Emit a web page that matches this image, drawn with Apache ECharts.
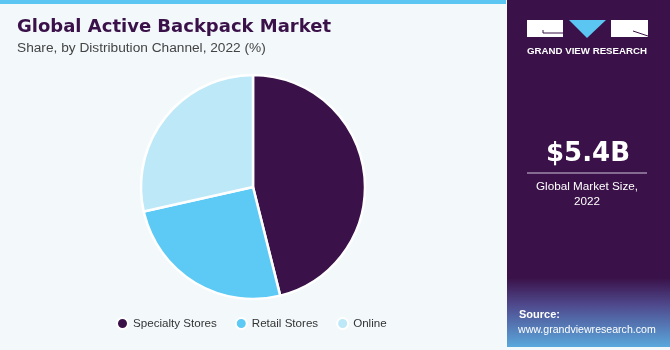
<!DOCTYPE html>
<html><head><meta charset="utf-8">
<script src="https://cdn.jsdelivr.net/npm/echarts@6/dist/echarts.min.js"></script>
<style>html,body{margin:0;padding:0;background:#f3f8fb;}#c{width:670px;height:350px;}</style>
</head><body><div id="c"></div>
<script>
const categories = ['Specialty Stores', 'Retail Stores', 'Online'];
const shares = [46.1, 25.4, 28.5];
const colors = ['#3a1148', '#5ccaf5', '#bde8f8'];
const titleText = 'Global Active Backpack Market';
const subtitleText = 'Share, by Distribution Channel, 2022 (%)';
const marketSize = '$5.4B';
const marketLabel = 'Global Market Size,\n2022';

const chart = echarts.init(document.getElementById('c'), null, {renderer: 'canvas'});
const font = 'Liberation Sans, Arial, sans-serif';
const heavy = 'DejaVu Sans, sans-serif';
chart.setOption({
  backgroundColor: '#f3f8fb',
  animation: false,
  color: colors,
  title: [
    {text: titleText, left: 17, top: 18, padding: 0, textStyle: {fontFamily: heavy, fontSize: 18, fontWeight: 'bold', color: '#3a1148'}},
    {text: subtitleText, left: 17, top: 41, padding: 0, textStyle: {fontFamily: font, fontSize: 13.7, fontWeight: 'normal', color: '#444'}}
  ],
  legend: {
    data: categories, left: 116, top: 317, padding: 0, icon: 'circle', itemWidth: 11, itemHeight: 11, itemGap: 18,
    textStyle: {fontFamily: font, fontSize: 11.6, color: '#333'}
  },
  series: [{
    type: 'pie', center: [253, 187], radius: [0, 112], startAngle: 90, clockwise: true,
    label: {show: false}, labelLine: {show: false},
    itemStyle: {borderColor: '#ffffff', borderWidth: 2.5},
    data: categories.map((c, i) => ({name: c, value: shares[i]}))
  }],
  graphic: [
    {type: 'rect', shape: {x: 0, y: 0, width: 506, height: 4}, style: {fill: '#5cc6f2'}},
    {type: 'rect', shape: {x: 507, y: 0, width: 163, height: 347}, style: {
      fill: new echarts.graphic.LinearGradient(0, 0, 0, 1, [
        {offset: 0, color: '#3a1148'}, {offset: 0.8, color: '#3a1148'},
        {offset: 0.88, color: '#4f4a8e'}, {offset: 1, color: '#5aa8dc'}])}},
    {type: 'rect', shape: {x: 527, y: 20, width: 36, height: 17}, style: {fill: '#ffffff'}},
    {type: 'polyline', shape: {points: [[543, 30], [543, 33], [563, 33]]}, style: {stroke: '#3a1148', lineWidth: 1, fill: null}},
    {type: 'polygon', shape: {points: [[569, 20], [606, 20], [587, 38]]}, style: {fill: '#5cc6f2'}},
    {type: 'rect', shape: {x: 611, y: 20, width: 37, height: 17}, style: {fill: '#ffffff'}},
    {type: 'line', shape: {x1: 633, y1: 31, x2: 648, y2: 36}, style: {stroke: '#3a1148', lineWidth: 1}},
    {type: 'text', x: 587, y: 51, style: {text: 'GRAND VIEW RESEARCH', fontFamily: font, fontSize: 9.7, fontWeight: 'bold', fill: '#ffffff', align: 'center', verticalAlign: 'middle'}},
    {type: 'text', x: 588, y: 154, style: {text: marketSize, fontFamily: heavy, fontSize: 26, fontWeight: 'bold', fill: '#ffffff', align: 'center', verticalAlign: 'middle'}},
    {type: 'line', shape: {x1: 527, y1: 173, x2: 647, y2: 173}, style: {stroke: '#cfc6dc', lineWidth: 1}},
    {type: 'text', x: 587, y: 194, style: {text: marketLabel, fontFamily: font, fontSize: 11.7, fill: '#ffffff', align: 'center', verticalAlign: 'middle', lineHeight: 15}},
    {type: 'text', x: 519, y: 315, style: {text: 'Source:', fontFamily: font, fontSize: 11, fontWeight: 'bold', fill: '#ffffff', verticalAlign: 'middle'}},
    {type: 'text', x: 518, y: 330, style: {text: 'www.grandviewresearch.com', fontFamily: font, fontSize: 10.6, fill: '#ffffff', verticalAlign: 'middle'}}
  ]
});
</script></body></html>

++++++++++++++++++++

▸ TASK REQUIREMENTS
Reproduce all of the material exactly, apart from the pictures.

▸ COMPLETE ANSWER
Emit a web page that matches this image, drawn with Apache ECharts.
<!DOCTYPE html>
<html><head><meta charset="utf-8">
<script src="https://cdn.jsdelivr.net/npm/echarts@6/dist/echarts.min.js"></script>
<style>html,body{margin:0;padding:0;background:#f3f8fb;}#c{width:670px;height:350px;}</style>
</head><body><div id="c"></div>
<script>
const categories = ['Specialty Stores', 'Retail Stores', 'Online'];
const shares = [46.1, 25.4, 28.5];
const colors = ['#3a1148', '#5ccaf5', '#bde8f8'];
const titleText = 'Global Active Backpack Market';
const subtitleText = 'Share, by Distribution Channel, 2022 (%)';
const marketSize = '$5.4B';
const marketLabel = 'Global Market Size,\n2022';

const chart = echarts.init(document.getElementById('c'), null, {renderer: 'canvas'});
const font = 'Liberation Sans, Arial, sans-serif';
const heavy = 'DejaVu Sans, sans-serif';
chart.setOption({
  backgroundColor: '#f3f8fb',
  animation: false,
  color: colors,
  title: [
    {text: titleText, left: 17, top: 18, padding: 0, textStyle: {fontFamily: heavy, fontSize: 18, fontWeight: 'bold', color: '#3a1148'}},
    {text: subtitleText, left: 17, top: 41, padding: 0, textStyle: {fontFamily: font, fontSize: 13.7, fontWeight: 'normal', color: '#444'}}
  ],
  legend: {
    data: categories, left: 116, top: 317, padding: 0, icon: 'circle', itemWidth: 11, itemHeight: 11, itemGap: 18,
    textStyle: {fontFamily: font, fontSize: 11.6, color: '#333'}
  },
  series: [{
    type: 'pie', center: [253, 187], radius: [0, 112], startAngle: 90, clockwise: true,
    label: {show: false}, labelLine: {show: false},
    itemStyle: {borderColor: '#ffffff', borderWidth: 2.5},
    data: categories.map((c, i) => ({name: c, value: shares[i]}))
  }],
  graphic: [
    {type: 'rect', shape: {x: 0, y: 0, width: 506, height: 4}, style: {fill: '#5cc6f2'}},
    {type: 'rect', shape: {x: 507, y: 0, width: 163, height: 347}, style: {
      fill: new echarts.graphic.LinearGradient(0, 0, 0, 1, [
        {offset: 0, color: '#3a1148'}, {offset: 0.8, color: '#3a1148'},
        {offset: 0.88, color: '#4f4a8e'}, {offset: 1, color: '#5aa8dc'}])}},
    {type: 'rect', shape: {x: 527, y: 20, width: 36, height: 17}, style: {fill: '#ffffff'}},
    {type: 'polyline', shape: {points: [[543, 30], [543, 33], [563, 33]]}, style: {stroke: '#3a1148', lineWidth: 1, fill: null}},
    {type: 'polygon', shape: {points: [[569, 20], [606, 20], [587, 38]]}, style: {fill: '#5cc6f2'}},
    {type: 'rect', shape: {x: 611, y: 20, width: 37, height: 17}, style: {fill: '#ffffff'}},
    {type: 'line', shape: {x1: 633, y1: 31, x2: 648, y2: 36}, style: {stroke: '#3a1148', lineWidth: 1}},
    {type: 'text', x: 587, y: 51, style: {text: 'GRAND VIEW RESEARCH', fontFamily: font, fontSize: 9.7, fontWeight: 'bold', fill: '#ffffff', align: 'center', verticalAlign: 'middle'}},
    {type: 'text', x: 588, y: 154, style: {text: marketSize, fontFamily: heavy, fontSize: 26, fontWeight: 'bold', fill: '#ffffff', align: 'center', verticalAlign: 'middle'}},
    {type: 'line', shape: {x1: 527, y1: 173, x2: 647, y2: 173}, style: {stroke: '#cfc6dc', lineWidth: 1}},
    {type: 'text', x: 587, y: 194, style: {text: marketLabel, fontFamily: font, fontSize: 11.7, fill: '#ffffff', align: 'center', verticalAlign: 'middle', lineHeight: 15}},
    {type: 'text', x: 519, y: 315, style: {text: 'Source:', fontFamily: font, fontSize: 11, fontWeight: 'bold', fill: '#ffffff', verticalAlign: 'middle'}},
    {type: 'text', x: 518, y: 330, style: {text: 'www.grandviewresearch.com', fontFamily: font, fontSize: 10.6, fill: '#ffffff', verticalAlign: 'middle'}}
  ]
});
</script></body></html>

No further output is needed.